Keempat, organisasi pedagang pasar dianggap “musuh” oleh pengelola pasar. Kelima, pedagang diperlakukan sebagai “sapi perah” oleh pengelola pasar. Pedagang hanyalah objek bukan mitra apalagi subjek.

Di Surabaya misalnya, 80 persen pendapatan PD Pasar Surya bersumber dari retribusi. Tetapi yang dikembalikan dalam bentuk pelayanan tidak sampai 5 persen. Padahal retribusi tersebut harus dikembalikan lagi ke pasar dalam bentuk pelayanan dan pembinaan pedagang.

“Persoalan pasar tradisional semakin rumit karena ketidakharmonisan antara kebijakan pemerintah pusat (Perpres), perda provinsi, dan perda kota/kabupaten. Akibatnya, pedagang pasar yang bertolak dari perpres atau perda tingkat I mentah di Perda Tingkat II dengan alasan otda,” ujar Mansuri.

Revitalisasi
Sementara itu Dirjen Perdagangan Dalam Negeri Kementerian Perdagangan Sri Agustina mengatakan, sejauh ini pemerintah berusaha untuk  mempertahankan keberadaan pasar tradisional melalui bermacam kebijakan. Salah satunya, pemerintah melakukan revitalisasi fisik pasar dengan membangun 560 pasar.

“Tetapi kemudian ada evaluasi dan pedagang didampingi selama tiga tahun. Hasilnya cukup menonjol karena pasar dikunjungi oleh banyak pengunjung,” kata Sri pada acara yang sama.

Selain melakukan revitaliasi pada fisik atau bangunan, pemerintah juga melakukan revitalisasi pada manajemen. Kedepan, tak hanya  menyangkut dua hal itu saja. Sri menjelaskan akan ada revitalisasi ekonomi dan revitalisasi sosial budaya.
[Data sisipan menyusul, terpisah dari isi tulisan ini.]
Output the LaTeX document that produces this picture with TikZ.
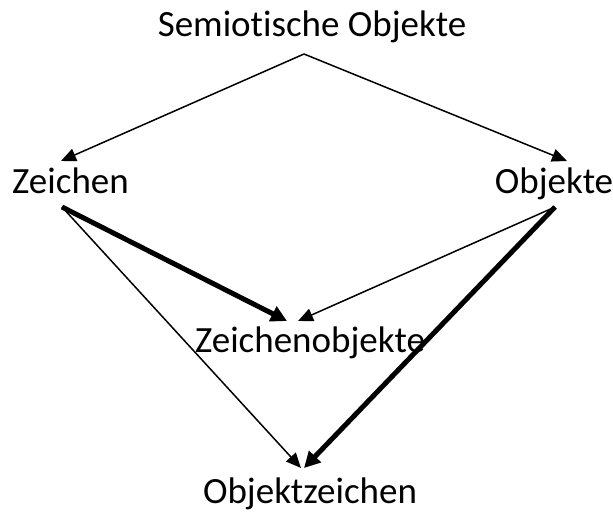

Bahkan dalam revitalisasi bangunan, pemerintah juga akan membangun fasilitas cool storage agar sayuran dan daging tetap segar layaknya di pasar modern.

“Kita (Kemendag) target dalam lima tahun 5000 pasar direvitalisasi, tapi dana dari APBN tidak mencukupi. Nah kita akan mencoba menggaet investor untuk masuk ke sini,” pungkasnya.